Bottom’s Up Green Salad
Get tips for keeping your greens from getting soggy at your gatherings with this clever method for making a simple and customizable green salad.
You’ve probably thrown a party where you’ve forgotten the dressing altogether because you’re trying to avoid soggy lettuce. The perfect solution? Put the dressing in the bottom of the bowl, where it can lurk unnoticed (right under the chewy, tart cherries, pumpkin seeds and lettuce) until you’re ready to serve it. The vinaigrette can also be made ahead so all you have to do is assemble the salad on the day of the big feast. With a little pre-planning, presenting a fabulous meal is not out of your reach, even with the pain and fatigue that can come with arthritis.
To make this recipe you will need a container with a lid for mixing the vinaigrette and a large bowl for serving.
Nutrition information (per serving)*: Total Fat (31.8g); Carbohydrates (28g); Sodium (275mg); Sugar (21g); Fiber (3g); Cholesterol (0mg); Protein (6g)
2 Tbsp. Dijon mustard
1/2 tsp. kosher salt
1/4 tsp. ground black pepper
1/3 cup balsamic vinegar
2/3 to 3/4 cup extra-virgin olive oil
1 cup dried sour cherries
3/4 cup toasted pumpkin seeds (also sold as pepitas), unsalted
2 (5-oz.) bags mixed baby greens
1. Make the vinaigrette
To make the vinaigrette, stir mustard, salt, pepper and vinegar together in a resealable bowl or jar.
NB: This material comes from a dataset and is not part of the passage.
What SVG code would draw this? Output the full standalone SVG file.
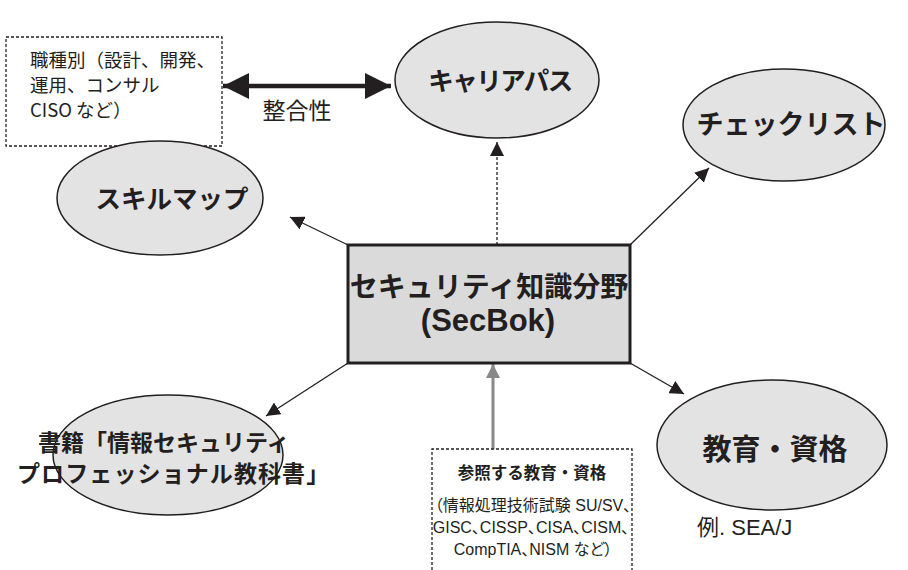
<svg xmlns="http://www.w3.org/2000/svg" width="908" height="570" viewBox="0 0 908 570">
<defs>
<style>
text{font-family:"Liberation Sans","Noto Sans CJK JP",sans-serif;fill:#231f20}
.b{font-weight:bold}
.j{font-family:"Noto Sans CJK JP","Liberation Sans",sans-serif}
.p{font-feature-settings:"palt"}
.ell{fill:#e3e3e4;stroke:#231f20;stroke-width:1.5}
.con{stroke:#231f20;stroke-width:1.3;fill:none}
.dot{stroke:#231f20;stroke-width:1.3;fill:none;stroke-dasharray:3 2}
</style>
<marker id="ah" viewBox="0 0 10 10" refX="10" refY="5" markerWidth="14" markerHeight="14" markerUnits="userSpaceOnUse" orient="auto"><path d="M0,0L10,5L0,10z" fill="#231f20"/></marker>
<marker id="big" viewBox="0 0 10 10" refX="10" refY="5" markerWidth="26" markerHeight="26" markerUnits="userSpaceOnUse" orient="auto-start-reverse"><path d="M0,0L10,5L0,10z" fill="#231f20"/></marker>
<marker id="gah" viewBox="0 0 10 10" refX="10" refY="5" markerWidth="14" markerHeight="14" markerUnits="userSpaceOnUse" orient="auto"><path d="M0,0L10,5L0,10z" fill="#888"/></marker>
</defs>
<rect width="908" height="570" fill="#fff"/>
<g id="connectors">
<line class="dot" x1="497" y1="245" x2="497" y2="142" marker-end="url(#ah)"/>
<line class="con" x1="348" y1="245" x2="290" y2="217" marker-end="url(#ah)"/>
<line class="con" x1="630" y1="245" x2="709" y2="168" marker-end="url(#ah)"/>
<line class="con" x1="348" y1="363" x2="266" y2="416" marker-end="url(#ah)"/>
<line class="con" x1="630" y1="363" x2="684" y2="394" marker-end="url(#ah)"/>
<line x1="493" y1="449" x2="493" y2="364" stroke="#888" stroke-width="3" marker-end="url(#gah)"/>
<line x1="223" y1="86" x2="391" y2="86" stroke="#231f20" stroke-width="4.5" marker-start="url(#big)" marker-end="url(#big)"/>
<text class="j" x="297" y="119" font-size="23" text-anchor="middle">整合性</text>
</g>
<g id="roles">
<rect x="6" y="37" width="216" height="109" class="dot"/>
<text class="j" font-size="18.5"><tspan x="30" y="67">職種別（設計、開発、</tspan><tspan x="30" y="92">運用、コンサル</tspan><tspan x="30" y="117">CISO など）</tspan></text>
</g>
<g id="career">
<ellipse class="ell" cx="497" cy="80" rx="102" ry="58"/>
<text class="b j" x="500" y="90" font-size="25.5" letter-spacing="-1.5" text-anchor="middle">キャリアパス</text>
</g>
<g id="checklist">
<ellipse class="ell" cx="784" cy="125" rx="101" ry="56"/>
<text class="b j" x="791" y="134" font-size="27" text-anchor="middle">チェックリスト</text>
</g>
<g id="skillmap">
<ellipse class="ell" cx="160" cy="198" rx="103" ry="57"/>
<text class="b j" x="172" y="208" font-size="25.5" text-anchor="middle">スキルマップ</text>
</g>
<g id="secbok">
<rect x="348" y="245" width="282" height="118" fill="#dadadb" stroke="#231f20" stroke-width="3"/>
<text class="b j" x="489" y="297" font-size="28" text-anchor="middle">セキュリティ知識分野</text>
<text class="b" x="488" y="331" font-size="31" text-anchor="middle">(SecBok)</text>
</g>
<g id="book">
<ellipse class="ell" cx="168" cy="455" rx="115" ry="60"/>
<text class="b j" x="38" y="451" font-size="23">書籍「情報セキュリティ</text>
<text class="b j" x="17" y="482" font-size="23" letter-spacing="1.1">プロフェッショナル教科書」</text>
</g>
<g id="reference">
<path class="dot" d="M432,570V449H632V570"/>
<text class="b j" x="532" y="479" font-size="16.5" text-anchor="middle">参照する教育・資格</text>
<text class="p" font-size="16" text-anchor="middle"><tspan x="533" y="511">（情報処理技術試験 SU/SV、</tspan><tspan x="531" y="533">GISC、CISSP、CISA、CISM、</tspan><tspan x="533" y="555">CompTIA、NISM など）</tspan></text>
</g>
<g id="education">
<ellipse class="ell" cx="772" cy="445" rx="115" ry="65"/>
<text class="b j" x="775" y="460" font-size="29" text-anchor="middle">教育・資格</text>
<text x="697" y="535" font-size="22">例. SEA/J</text>
</g>
</svg>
Add oil (less for a tart vinaigrette, more for a milder one), close container and shake until ingredients blend into a smooth, brown liquid.
2. Assemble and serve
Assemble salad up to two hours ahead. Pour 1/2 cup vinaigrette into salad bowl. Add cherries, then pumpkin seeds and then greens. Just before serving, toss.
Ingredient Tips & Benefits
- The vinaigrette can be refrigerated up to a week. Bring to room temperature and shake again before serving. The extra virgin olive oil in this vinaigrette is great for people with arthritis. It contains biologically active compounds such as the polyphenols oleocanthal, oleuropein, hydroxytyrosol and lignans, which have been linked to reduced joint damage in rheumatoid arthritis.
- Love cheese? Add ounces of crumbled goat cheese to the bottom of the bowl with the dried cherries and pumpkin seeds. Goat cheese may be easier for people to digest, especially if they are lactose intolerant. It also contains healthy, proteins, fatty acids and probiotics.
- This salad is also highly customizable. You can use cranberries instead of cherries, swap pepitas with sliced almonds or try a different type of cheese. Just make sure you choose unsalted nuts and dried fruit with low or no added sugar to up the health benefits.
*Disclaimer: All nutritional information provided is approximate and based on USDA measurements. Actual amounts may vary based on exact ingredients used, how they are prepared and serving size.